- _Given data_
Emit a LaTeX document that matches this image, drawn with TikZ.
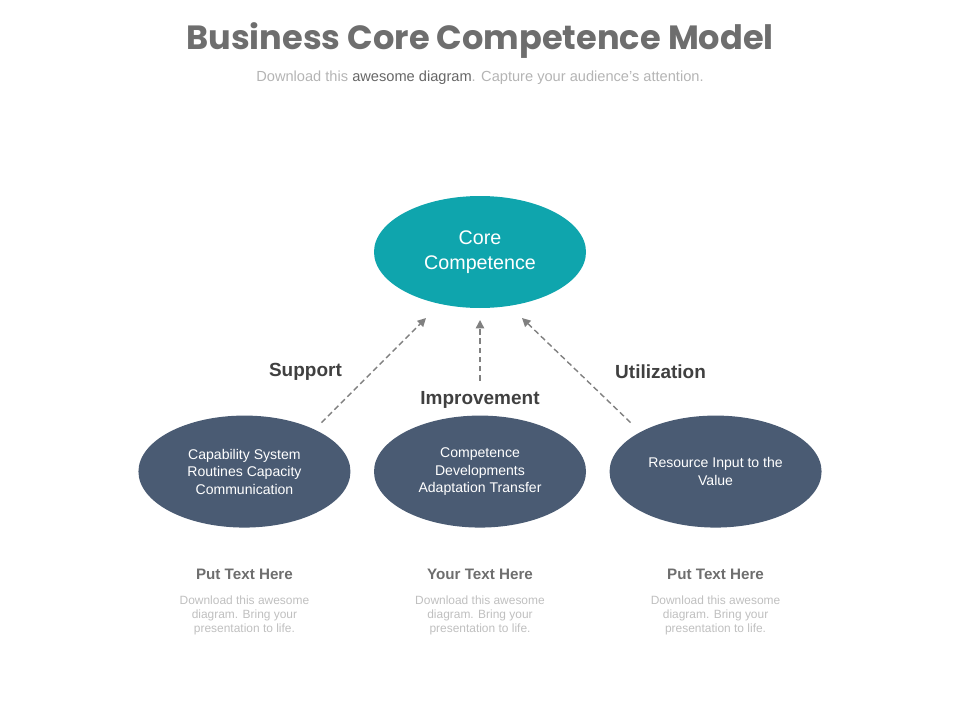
\documentclass[tikz,border=0pt]{standalone}
\usepackage{fontspec}
\setmainfont{Liberation Sans}
\newfontfamily\titlefont{Poppins}
\usetikzlibrary{arrows.meta,positioning,shapes}
\usepackage{xcolor}
\definecolor{coreteal}{HTML}{0FA5AD}
\definecolor{capblue}{HTML}{4A5B73}
\definecolor{titlegray}{HTML}{6E6E6E}
\definecolor{subgray}{HTML}{B4B4B4}
\definecolor{labelgray}{HTML}{404040}
\definecolor{arrowgray}{HTML}{808080}

\begin{document}
\begin{tikzpicture}[node distance=0.8cm]
	\tikzstyle{core_ell}
	  =[ellipse, fill=coreteal, minimum width=5.3cm, minimum height=2.8cm,
	  inner sep=0pt, text=white, align=center, font=\fontsize{14}{18}\selectfont]
	\tikzstyle{cap_ell}
	  =[ellipse, fill=capblue, minimum width=5.3cm, minimum height=2.8cm,
	  inner sep=0pt, text=white, align=center, font=\fontsize{10}{12.5}\selectfont]
	\tikzstyle{arrow_lbl}
	  =[text=labelgray, font=\fontsize{13.5}{16}\selectfont\bfseries]
	\tikzstyle{flow}
	  =[draw=arrowgray, line width=1pt, dash pattern=on 4pt off 2.5pt,
	  -{Triangle[length=6pt,width=6pt]}]
	\tikzstyle{head_txt}
	  =[text=titlegray, font=\fontsize{10.8}{13}\selectfont\bfseries]
	\tikzstyle{body_txt}
	  =[text=subgray!85, align=center, font=\fontsize{8.5}{10}\selectfont]

	\useasboundingbox (0,0) rectangle (24,18);

	% title
	\node[text=titlegray, font=\titlefont\fontsize{23.9}{28}\selectfont\bfseries] (title)
	  at (12,16.98) {Business Core Competence Model};
	\node[text=subgray, font=\fontsize{10.4}{12}\selectfont] (sub)
	  at (12,16.06) {Download this \textcolor{labelgray!80}{awesome diagram}. Capture your audience's attention.};

	% ellipses
	\node[core_ell] (core)
	  at (12,11.7) {Core\\Competence};
	\node[cap_ell] (cap2)
	  [below=2.675cm of core] {Competence\\Developments\\Adaptation Transfer};
	\node[cap_ell] (cap1)
	  [left=0.575cm of cap2] {Capability System\\Routines Capacity\\Communication};
	\node[cap_ell] (cap3)
	  [right=0.575cm of cap2] {Resource Input to the\\Value};

	% arrows
	\coordinate (s1) at ([shift={(1.925,1.225)}]cap1.center);
	\coordinate (e1) at ([shift={(-1.35,-1.65)}]core.center);
	\coordinate (s2) at ([shift={(0,2.275)}]cap2.center);
	\coordinate (e2) at ([shift={(0,-1.7)}]core.center);
	\coordinate (s3) at ([shift={(-2.125,1.225)}]cap3.center);
	\coordinate (e3) at ([shift={(1.05,-1.65)}]core.center);
	\draw[flow] (s1) -- (e1);
	\draw[flow] (s2) -- (e2);
	\draw[flow] (s3) -- (e3);

	\node[arrow_lbl] (support)
	  at ([shift={(1.525,2.5)}]cap1.center) {Support};
	\node[arrow_lbl] (improve)
	  at ([shift={(0,1.8)}]cap2.center) {Improvement};
	\node[arrow_lbl] (utilize)
	  at ([shift={(-1.375,2.5)}]cap3.center) {Utilization};

	% texts below
	\node[head_txt] (h1)
	  [below=0.9cm of cap1] {Put Text Here};
	\node[body_txt] (b1)
	  [below=0.15cm of h1] {Download this awesome\\diagram. Bring your\\presentation to life.};
	\node[head_txt] (h2)
	  [below=0.9cm of cap2] {Your Text Here};
	\node[body_txt] (b2)
	  [below=0.15cm of h2] {Download this awesome\\diagram. Bring your\\presentation to life.};
	\node[head_txt] (h3)
	  [below=0.9cm of cap3] {Put Text Here};
	\node[body_txt] (b3)
	  [below=0.15cm of h3] {Download this awesome\\diagram. Bring your\\presentation to life.};
\end{tikzpicture}
\end{document}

- _What the task asks_
From the listing above, pick out each line where the word "this" appears.

- _Completed exercise_
Emit a LaTeX document that matches this image, drawn with TikZ.
	  at (12,16.06) {Download this \textcolor{labelgray!80}{awesome diagram}. Capture your audience's attention.};
	  [below=0.15cm of h1] {Download this awesome\\diagram. Bring your\\presentation to life.};
	  [below=0.15cm of h2] {Download this awesome\\diagram. Bring your\\presentation to life.};
	  [below=0.15cm of h3] {Download this awesome\\diagram. Bring your\\presentation to life.};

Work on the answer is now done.